Para além da tendência de desconstrução dos personagens masculinos que se observa no cinema brasileiro —vista em filmes como "Deserto Particular" ou "Sol"—, o drama "A Morte Habita à Noite", do estreante em longas Eduardo Morotó, oferece uma notável contribuição com seu protagonista, Raul, papel de Roney Villela.

Inspirado no universo literário marginal do escritor americano Charles Bukowski e expandindo um curta anterior —"Quando Morremos à Noite", de 2011—, Morotó mostra um escritor frustrado, alcoólatra, que extrai a sobrevivência de trabalhos precários, num mercado de peixe ou numa oficina mecânica, no Recife.

Esse ambiente no limite da pobreza, que remete ao de "Amarelo Manga", de Cláudio Assis, não contamina, no entanto, os sentimentos que ele imprime aos seus relacionamentos. Ele mantém uma doçura cuidadosa com as mulheres que ama ou com quem apenas convive.

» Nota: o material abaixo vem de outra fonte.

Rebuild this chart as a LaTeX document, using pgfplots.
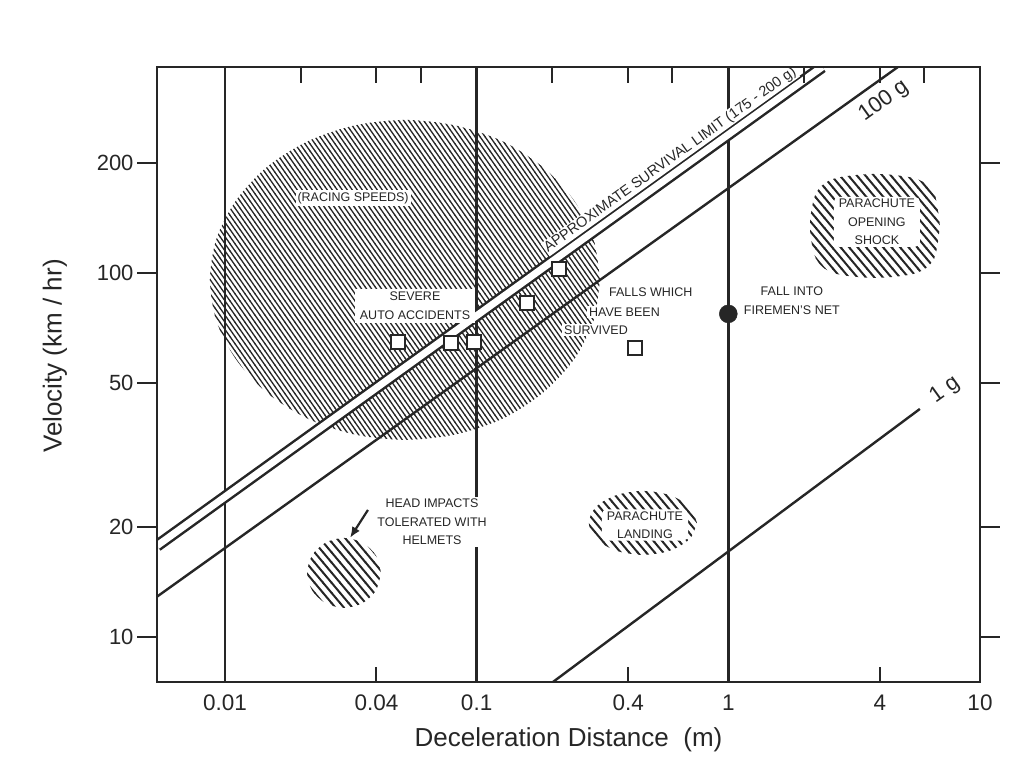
\documentclass[border=0pt]{standalone}
\usepackage{fontspec}
\setmainfont{Liberation Sans}
\usepackage{pgfplots}
\pgfplotsset{compat=1.18}
\usetikzlibrary{patterns,arrows.meta}
\definecolor{ink}{gray}{0.15}
\pgfdeclarepatternformonly{densehatch}{\pgfqpoint{-1pt}{-1pt}}{\pgfqpoint{6pt}{8.14pt}}{\pgfqpoint{5pt}{7.14pt}}{%
  \pgfsetlinewidth{1.3pt}%
  \pgfpathmoveto{\pgfqpoint{-0.2pt}{7.426pt}}%
  \pgfpathlineto{\pgfqpoint{5.2pt}{-0.286pt}}%
  \pgfusepath{stroke}}
\pgfdeclarepatternformonly{sparsehatch}{\pgfqpoint{-1pt}{-1pt}}{\pgfqpoint{9.5pt}{11.13pt}}{\pgfqpoint{8.5pt}{10.13pt}}{%
  \pgfsetlinewidth{2.0pt}%
  \pgfpathmoveto{\pgfqpoint{-0.3pt}{10.49pt}}%
  \pgfpathlineto{\pgfqpoint{8.8pt}{-0.358pt}}%
  \pgfusepath{stroke}}
\tikzset{lab/.style={font=\fontsize{12.5}{18.5}\selectfont, fill=white, inner sep=2pt, align=center, text=ink}}
\begin{document}
\begin{tikzpicture}
\begin{axis}[xmode=log, ymode=log, xmin=0.00537, xmax=10, ymin=7.52, ymax=368,
  width=823pt, height=615pt, scale only axis,
  axis line style={line width=2.4pt, ink},
  xtick={0.01,0.04,0.1,0.4,1,4,10},
  xticklabels={0.01,0.04,0.1,0.4,1,4,10},
  xtick pos=left, tick align=inside, major tick length=15pt,
  xtick style={line width=2pt, ink},
  ytick=\empty,
  xticklabel style={font=\fontsize{22.5}{24}\selectfont, anchor=center, yshift=-21pt, text=ink},
  xlabel={Deceleration Distance\ \ (m)}, ylabel={Velocity (km / hr)},
  xlabel style={font=\fontsize{26}{30}\selectfont, text=ink, at={(axis description cs:0.5,-0.094)}, anchor=center},
  ylabel style={font=\fontsize{26}{30}\selectfont, text=ink, at={(axis description cs:-0.124,0.53)}, anchor=center},
]
% hatched regions
\addplot[draw=none, pattern=densehatch, pattern color=ink, smooth] coordinates {
(0.309,95.7) (0.291,124.3) (0.243,158.7) (0.183,195.6) (0.127,229.9) (0.0824,254.2)
(0.0519,263.3) (0.0327,254.2) (0.0213,229.9) (0.0147,195.6) (0.0111,158.7) (0.00926,124.3)
(0.00872,95.7) (0.00926,73.6) (0.0111,57.7) (0.0147,46.8) (0.0213,39.8) (0.0327,36.0)
(0.0519,34.8) (0.0824,36.0) (0.127,39.8) (0.183,46.8) (0.243,57.7) (0.291,73.6) (0.309,95.7)};
\addplot[draw=none, pattern=sparsehatch, pattern color=ink, smooth] coordinates {
(6.93,134.6) (6.57,165.7) (5.56,181.6) (3.82,187.1) (2.63,181.6) (2.23,165.7) (2.11,134.6)
(2.23,109.4) (2.63,99.8) (3.82,96.9) (5.56,99.8) (6.57,109.4) (6.93,134.6)};
\addplot[draw=none, pattern=sparsehatch, pattern color=ink, smooth] coordinates {
(0.750,20.57) (0.703,22.76) (0.586,24.51) (0.458,25.18) (0.358,24.51) (0.298,22.76) (0.279,20.57)
(0.298,18.59) (0.358,17.26) (0.458,16.80) (0.586,17.26) (0.703,18.59) (0.750,20.57)};
\addplot[draw=none, pattern=sparsehatch, pattern color=ink, smooth] coordinates {
(0.0417,14.99) (0.0398,16.75) (0.0352,18.16) (0.0297,18.71) (0.0251,18.16) (0.0222,16.75) (0.0212,14.99)
(0.0222,13.42) (0.0251,12.38) (0.0297,12.02) (0.0352,12.38) (0.0398,13.42) (0.0417,14.99)};
% vertical reference lines
\addplot[ink, line width=2.4pt] coordinates {(0.01,7.52) (0.01,368)};
\addplot[ink, line width=2.4pt] coordinates {(0.1,7.52) (0.1,368)};
\addplot[ink, line width=2.4pt] coordinates {(1,7.52) (1,368)};
% deceleration lines
\addplot[ink, line width=12pt] coordinates {(0.00537,17.8) (2.36,368)};
\addplot[white, line width=7pt] coordinates {(0.00537,17.8) (2.36,368)};
\addplot[ink, line width=2.4pt] coordinates {(0.00537,12.9) (4.72,368)};
\addplot[ink, line width=2.4pt] coordinates {(0.201,7.52) (5.77,42.3)};
% labels
\node[lab] at (0.0323,160.7) {(RACING SPEEDS)};
\node[lab, inner xsep=5pt, inner ysep=3pt] at (0.0569,81.2) {SEVERE\\AUTO ACCIDENTS};
\node[lab, anchor=west] at (0.3294,88.7) {FALLS WHICH};
\node[lab, anchor=west] at (0.2744,78.1) {HAVE BEEN};
\node[lab, anchor=west] at (0.2183,69.7) {SURVIVED};
\node[lab] at (1.789,83.8) {FALL INTO\\FIREMEN'S NET};
\node[lab] at (0.0665,20.7) {HEAD IMPACTS\\TOLERATED WITH\\HELMETS};
\node[lab, rounded corners=5pt, inner xsep=5pt] at (3.894,138.1) {PARACHUTE\\OPENING\\SHOCK};
\node[lab, rounded corners=5pt, inner xsep=5pt] at (0.4664,20.3) {PARACHUTE\\LANDING};
\node[lab, rotate=35.7, anchor=south, inner sep=1pt, font=\fontsize{14.5}{16}\selectfont] at (0.6135,196) {APPROXIMATE SURVIVAL LIMIT (175 - 200 g)};
\node[font=\fontsize{22}{24}\selectfont, rotate=35.7, text=ink] at (4.15,296.9) {100 g};
\node[font=\fontsize{22}{24}\selectfont, rotate=35.7, text=ink] at (7.26,47.7) {1 g};
\draw[-{Latex[length=11pt,width=9pt]}, line width=2.2pt, ink] (0.0370,22.33) -- (0.0314,18.71);
% data points
\addplot[only marks, mark=square*, mark size=7pt, mark options={fill=white, draw=ink, line width=2pt}] coordinates {
(0.0487,64.6) (0.0790,64.2) (0.0976,64.6) (0.1584,82.7) (0.2123,102.6) (0.4255,62.2)};
\addplot[only marks, mark=*, mark size=9pt, mark options={fill=ink, draw=ink}] coordinates {(1,77.2)};
\end{axis}
\begin{axis}[xmode=log, ymode=log, xmin=0.00537, xmax=10, ymin=7.52, ymax=368,
  width=823pt, height=615pt, scale only axis,
  axis line style={line width=2.4pt, ink},
  xtick={0.02,0.04,0.06,0.2,0.4,0.6,2,4,6},
  xticklabels={},
  xtick pos=right, tick align=inside, major tick length=16pt,
  xtick style={line width=2pt, ink},
  ytick=\empty]
\addplot[draw=none] coordinates {(1,10)};
\end{axis}
\begin{axis}[xmode=log, ymode=log, xmin=0.00537, xmax=10, ymin=7.52, ymax=368,
  width=823pt, height=615pt, scale only axis,
  axis line style={line width=2.4pt, ink},
  xtick=\empty,
  ytick={10,20,50,100,200}, yticklabels={10,20,50,100,200},
  ytick pos=both, tick align=outside, major tick length=20pt,
  ytick style={line width=2pt, ink},
  yticklabel style={font=\fontsize{22}{24}\selectfont, anchor=east, text=ink}]
\addplot[draw=none] coordinates {(1,10)};
\end{axis}
\pgfresetboundingbox
\path[use as bounding box] (current axis.south west) ++(-157pt,-83pt) rectangle ++(1032pt,765pt);
\end{tikzpicture}
\end{document}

Cena do filme 'A Morte Habita à Noite', de Eduardo Morotó
Cena do filme 'A Morte Habita à Noite', de Eduardo Morotó - Divulgação

Em relação a elas, até se transforma num protetor paternal, manifestando uma ética resistente em situações em que outros não hesitariam em tirar vantagens, ou até em partir para a cafajestagem.

Raul fala baixo, nunca grita, recusa a violência e expressa seus pensamentos por um olhar e uma atitude quase sempre melancólicos, num ceticismo que flerta com a ironia mas nunca se dissocia da ternura.

É assim que ele trata Lígia, vivida por Mariana Nunes, a mulher com quem ele dividiu alguns anos e muitos copos e agora parece cansada de um modo de vida sempre a um passo do esgotamento.

Há também uma pulsão de morte se insinuando nesta rotina depauperada, em que as garrafas se esvaziam em série e uma nota fúnebre se projeta quando um corpo cai do apartamento acima, sua sombra passando pela janela.

Entre as muitas perdas acumuladas numa existência que perdeu as esperanças, Raul manifesta uma impotência em mudar o rumo das coisas, uma entrega ao tempo presente, sem expectativas nem amargura. Há uma aura de conformismo em torno dele, como um instinto, uma obrigação de continuar vivo sem depender de nenhum esforço e que, apesar de tudo, ou por isso mesmo, o torna visível aos outros —como à jovem Cássia, papel da notável estreante Endi Vasconcelos.

A moça representa uma outra chave, como uma chama de vida marcada por uma ultraexposição que se emparelha com uma busca de destruição, por mais que Raul a proteja de alguns de seus excessos. Assim, eles são dois pontos opostos numa escala de cores —ele, um cinza; ela, um vermelho a ponto de explodir.

É uma terceira mulher, Inês, vivida por Rita Carelli, que é também corroteirista, quem imprime uma mudança de tom mais drástica, à história até aqui realista. Assumindo um tom onírico, o filme corre seu maior risco e experimenta seu momento mais luminoso —um mérito da direção e também da fotografia discreta de Marcelo Martins Santiago, que enlaça organicamente estes momentos discrepantes.

Roney Villela, hoje com 61 anos, experiente ator de teatro, vive seu primeiro protagonista no cinema. É um verdadeiro achado para que Raul tenha vida e autenticidade. Colheu os prêmios de melhor interpretação masculina nos festivais Infinitto Film e no Cine Ceará, onde foi exibido em 2020, depois de uma première mundial em fevereiro do mesmo ano, em Roterdã.